Determine how many lines below hold the string "that". Reply with the number alone.

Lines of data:
- - - -

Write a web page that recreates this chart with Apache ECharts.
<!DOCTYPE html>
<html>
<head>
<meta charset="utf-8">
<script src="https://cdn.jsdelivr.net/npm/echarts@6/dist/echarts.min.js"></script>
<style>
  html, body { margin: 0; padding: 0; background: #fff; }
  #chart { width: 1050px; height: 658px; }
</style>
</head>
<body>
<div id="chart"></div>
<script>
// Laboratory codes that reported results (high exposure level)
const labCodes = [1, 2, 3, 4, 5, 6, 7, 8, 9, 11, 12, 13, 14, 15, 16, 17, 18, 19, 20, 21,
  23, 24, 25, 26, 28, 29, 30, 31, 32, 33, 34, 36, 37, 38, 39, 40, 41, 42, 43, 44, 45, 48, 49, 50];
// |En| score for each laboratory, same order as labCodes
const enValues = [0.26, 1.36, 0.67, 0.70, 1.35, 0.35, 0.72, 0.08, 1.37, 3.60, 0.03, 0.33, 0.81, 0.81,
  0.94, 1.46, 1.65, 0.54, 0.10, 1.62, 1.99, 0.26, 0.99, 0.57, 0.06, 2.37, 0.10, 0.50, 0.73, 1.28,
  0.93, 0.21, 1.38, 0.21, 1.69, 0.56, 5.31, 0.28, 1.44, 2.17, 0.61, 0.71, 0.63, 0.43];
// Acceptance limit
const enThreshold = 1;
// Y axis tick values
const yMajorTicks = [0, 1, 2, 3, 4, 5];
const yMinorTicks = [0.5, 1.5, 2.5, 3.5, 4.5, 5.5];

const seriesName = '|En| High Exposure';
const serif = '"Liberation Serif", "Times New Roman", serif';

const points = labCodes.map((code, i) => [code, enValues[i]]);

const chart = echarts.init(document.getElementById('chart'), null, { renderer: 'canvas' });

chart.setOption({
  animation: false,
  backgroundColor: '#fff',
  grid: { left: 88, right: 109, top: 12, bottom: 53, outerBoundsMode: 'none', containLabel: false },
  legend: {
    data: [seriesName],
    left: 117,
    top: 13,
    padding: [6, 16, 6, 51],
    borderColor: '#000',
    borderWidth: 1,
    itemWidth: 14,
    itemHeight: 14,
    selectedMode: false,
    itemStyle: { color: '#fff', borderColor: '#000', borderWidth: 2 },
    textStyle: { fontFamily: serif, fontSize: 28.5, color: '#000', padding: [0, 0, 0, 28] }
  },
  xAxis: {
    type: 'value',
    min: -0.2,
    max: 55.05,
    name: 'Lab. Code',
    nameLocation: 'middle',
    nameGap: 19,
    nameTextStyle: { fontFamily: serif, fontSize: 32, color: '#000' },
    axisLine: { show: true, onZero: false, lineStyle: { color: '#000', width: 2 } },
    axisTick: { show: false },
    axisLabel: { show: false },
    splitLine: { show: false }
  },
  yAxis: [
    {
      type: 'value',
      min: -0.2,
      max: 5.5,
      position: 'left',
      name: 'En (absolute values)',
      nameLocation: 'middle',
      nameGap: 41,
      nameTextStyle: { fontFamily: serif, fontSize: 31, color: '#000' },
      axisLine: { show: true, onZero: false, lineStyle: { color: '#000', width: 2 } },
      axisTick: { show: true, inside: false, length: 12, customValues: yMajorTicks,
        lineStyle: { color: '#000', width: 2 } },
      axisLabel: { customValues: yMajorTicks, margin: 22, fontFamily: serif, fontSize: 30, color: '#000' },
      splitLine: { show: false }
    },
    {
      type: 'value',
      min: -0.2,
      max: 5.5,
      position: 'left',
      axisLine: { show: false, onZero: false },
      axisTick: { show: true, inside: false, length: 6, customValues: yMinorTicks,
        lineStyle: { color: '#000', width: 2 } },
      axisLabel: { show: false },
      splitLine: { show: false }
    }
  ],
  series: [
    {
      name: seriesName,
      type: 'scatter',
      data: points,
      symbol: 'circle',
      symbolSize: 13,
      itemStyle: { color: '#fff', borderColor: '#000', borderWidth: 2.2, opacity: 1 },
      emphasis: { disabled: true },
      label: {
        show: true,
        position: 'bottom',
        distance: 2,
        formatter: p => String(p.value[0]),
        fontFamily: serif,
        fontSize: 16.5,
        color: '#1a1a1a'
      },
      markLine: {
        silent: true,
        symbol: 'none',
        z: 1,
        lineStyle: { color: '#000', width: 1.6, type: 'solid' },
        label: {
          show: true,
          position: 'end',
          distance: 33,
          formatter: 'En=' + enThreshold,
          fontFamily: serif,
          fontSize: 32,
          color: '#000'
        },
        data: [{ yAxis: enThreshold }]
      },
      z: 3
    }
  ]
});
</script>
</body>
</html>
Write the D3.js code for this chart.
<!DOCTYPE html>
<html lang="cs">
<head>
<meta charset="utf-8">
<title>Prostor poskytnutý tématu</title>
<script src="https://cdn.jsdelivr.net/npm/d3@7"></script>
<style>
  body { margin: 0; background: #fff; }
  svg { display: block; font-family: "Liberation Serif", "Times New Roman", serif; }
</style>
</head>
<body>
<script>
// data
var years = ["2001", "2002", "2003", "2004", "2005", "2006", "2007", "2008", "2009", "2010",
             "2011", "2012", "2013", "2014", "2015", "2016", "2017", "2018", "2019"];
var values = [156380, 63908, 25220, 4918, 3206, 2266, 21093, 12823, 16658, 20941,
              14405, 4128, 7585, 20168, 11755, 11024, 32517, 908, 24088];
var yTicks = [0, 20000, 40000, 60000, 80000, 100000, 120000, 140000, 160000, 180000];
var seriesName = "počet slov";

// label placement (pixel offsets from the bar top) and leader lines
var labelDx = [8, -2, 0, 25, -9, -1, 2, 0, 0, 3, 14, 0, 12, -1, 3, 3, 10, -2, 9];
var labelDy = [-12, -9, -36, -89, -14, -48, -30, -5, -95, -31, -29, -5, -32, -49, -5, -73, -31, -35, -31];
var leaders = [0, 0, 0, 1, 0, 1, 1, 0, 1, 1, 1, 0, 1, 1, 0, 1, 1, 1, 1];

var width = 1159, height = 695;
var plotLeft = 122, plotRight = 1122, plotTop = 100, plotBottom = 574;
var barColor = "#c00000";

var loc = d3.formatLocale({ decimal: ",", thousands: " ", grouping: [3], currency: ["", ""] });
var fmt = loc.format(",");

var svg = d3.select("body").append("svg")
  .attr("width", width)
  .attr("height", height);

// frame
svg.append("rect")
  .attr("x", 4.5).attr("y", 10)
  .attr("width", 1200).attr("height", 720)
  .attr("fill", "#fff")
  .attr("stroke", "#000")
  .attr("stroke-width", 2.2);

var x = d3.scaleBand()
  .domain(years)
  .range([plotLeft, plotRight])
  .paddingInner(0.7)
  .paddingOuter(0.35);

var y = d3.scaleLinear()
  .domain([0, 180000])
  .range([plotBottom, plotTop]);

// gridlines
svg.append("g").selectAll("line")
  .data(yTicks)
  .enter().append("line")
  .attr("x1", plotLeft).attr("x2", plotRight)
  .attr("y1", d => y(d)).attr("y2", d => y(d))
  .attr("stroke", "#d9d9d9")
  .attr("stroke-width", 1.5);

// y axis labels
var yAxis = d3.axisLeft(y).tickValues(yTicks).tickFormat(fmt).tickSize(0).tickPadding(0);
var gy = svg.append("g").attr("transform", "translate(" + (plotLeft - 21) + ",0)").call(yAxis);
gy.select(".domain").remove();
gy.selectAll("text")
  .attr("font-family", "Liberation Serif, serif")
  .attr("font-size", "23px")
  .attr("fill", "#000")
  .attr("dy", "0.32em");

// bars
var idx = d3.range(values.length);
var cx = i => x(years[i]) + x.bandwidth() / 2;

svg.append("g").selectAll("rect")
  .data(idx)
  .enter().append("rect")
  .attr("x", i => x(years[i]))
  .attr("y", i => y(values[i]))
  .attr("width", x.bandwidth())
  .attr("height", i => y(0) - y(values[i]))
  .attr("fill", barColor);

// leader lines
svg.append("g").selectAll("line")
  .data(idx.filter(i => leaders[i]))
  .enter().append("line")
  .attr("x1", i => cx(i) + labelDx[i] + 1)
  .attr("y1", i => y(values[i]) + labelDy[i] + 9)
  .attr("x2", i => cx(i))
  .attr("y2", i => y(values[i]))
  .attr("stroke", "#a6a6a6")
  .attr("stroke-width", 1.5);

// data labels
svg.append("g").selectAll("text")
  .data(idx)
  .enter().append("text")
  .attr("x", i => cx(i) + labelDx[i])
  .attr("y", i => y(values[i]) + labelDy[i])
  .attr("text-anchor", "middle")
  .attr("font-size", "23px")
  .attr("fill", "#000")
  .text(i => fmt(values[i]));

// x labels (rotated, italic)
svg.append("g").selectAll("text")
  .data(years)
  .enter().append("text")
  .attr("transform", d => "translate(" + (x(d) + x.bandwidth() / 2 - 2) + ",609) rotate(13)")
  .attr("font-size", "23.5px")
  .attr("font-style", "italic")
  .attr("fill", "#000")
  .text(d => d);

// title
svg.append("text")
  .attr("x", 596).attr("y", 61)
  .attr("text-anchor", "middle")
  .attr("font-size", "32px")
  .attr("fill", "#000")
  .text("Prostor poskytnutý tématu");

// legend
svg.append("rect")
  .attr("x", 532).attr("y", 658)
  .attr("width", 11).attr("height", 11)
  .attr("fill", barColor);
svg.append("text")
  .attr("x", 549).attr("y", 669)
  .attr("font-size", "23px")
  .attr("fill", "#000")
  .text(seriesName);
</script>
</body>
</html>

- - - -

IN RESPONSE: 2